- Born: Tony Carl Waag September 8, 1957 (age 67) Fort Collins, Colorado, U.S.
- Occupation: Actor/Tap dancer/Executive Director/Artistic Director
- Spouse: Mark Kellogg

= Tony Waag =

American tap dancer

Tony Carl Waag (born September 8, 1957) is a tap dancer, director and producer living in New York City. In 2008, he was dubbed "The Mayor of Tap City" by TheaterMania. He is currently the Executive/Artistic Director of the American Tap Dance Foundation.

==Early life/education==
Tony Carl Waag was born in Fort Collins, Colorado on September 8, 1957. While growing up, he watched old MGM Hollywood musicals and developed an interest in performing. By high school, he had joined the Storm Mountain Folk Dancers, a local group devoted to the “authentic recreation of regional dance styles, costumes and music.”

After graduating high school in 1976, Waag continued his education across the street at Colorado State University. At first, he majored in Art/Sculpture. During his freshman year, however, he attended a tap workshop led by Brenda Bufalino, Charles “Cookie” Cook and Leslie “Bubba” Gaines. That summer, his network expanded further when he met Charles "Honi" Coles when Honi was on tour with the musical revue, Bubbling Brown Sugar.

A year later, Waag changed his college major to dance and moved to Salt Lake City to continue his studies at the University of Utah.

In 1979, Waag dropped out of college in order to move to San Francisco and study with tap masters Eddie Brown and Tony Wing of Toy & Wing.

==Career==
After three years of study in San Francisco, Waag moved to New York City (1982) and soon ran into Bufalino. He began studying with her at the now defunct Fazil's Dance Studio in Times Square. While also working as a bartender, Waag performed around the country, eventually forming the American Tap Dance Orchestra (ATDO) with Ms. Bufalino. ATDO was officially incorporated as a not-for-profit 501(c)-3 in 1986, with Waag acting as administrative director.

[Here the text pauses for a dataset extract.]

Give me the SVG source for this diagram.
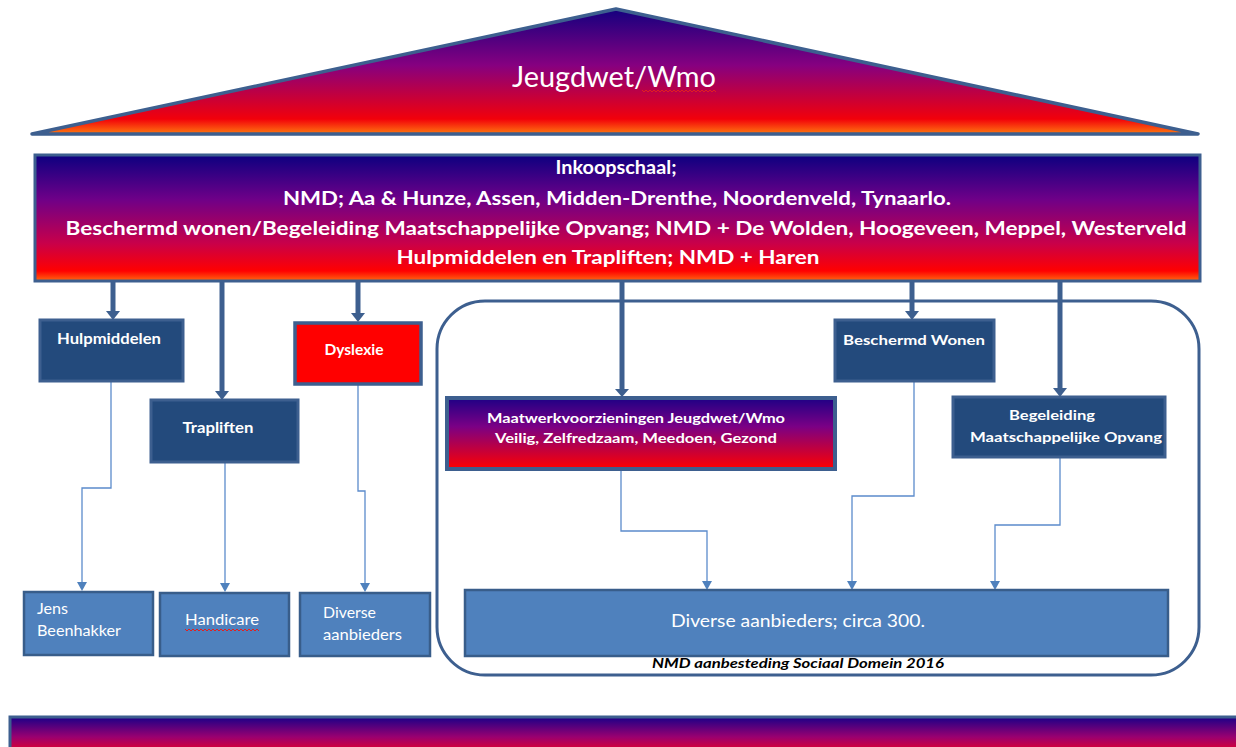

From 1989 through 1995 Waag's duties at ATDO included managing Woodpeckers Tap Dance Center.

===Artistic/Executive Director: American Tap Dance Foundation===
In 2001, ATDO was reorganized to expand its focus with Waag at the helm as both Artistic and executive director. Since then, Waag has created a variety of signature programs under the auspices of the newly named American Tap Dance Foundation (ATDF), including:

- Tap City, the New York City Tap Festival (launched in 2001)
- Rhythm in Motion
- Hoofer & Tap Preservation Awards
- International Tap Dance Hall of Fame (2002)
- The Gregory Hines Youth Scholarship Fund
- The Gregory Hines Collection of American Tap

Waag has continued to perform and choreograph, and has been featured in hundreds of concert, film and television productions internationally. Highlights include:

- Thinking on Their Feet: "Women of the Tap Renaissance" (2010)
- Requiem For a Dream (2000)
- Six Ways to Sunday (1997)
- PBS's Great Performances Tap Dance in America (1989)
- Someone Stole the Baby (1992)
Another career highlight was creating and staging the touring production of "Thank You, Gregory", a tribute to the Legends of Tap Dance (2009), which toured in theaters across the country.

Waag continues to advocate for the importance of tap dance in American Culture. He is a member of the Actors' Equity Association and the Screen Actors Guild.

In 2014, Waag received the Dance Magazine Award.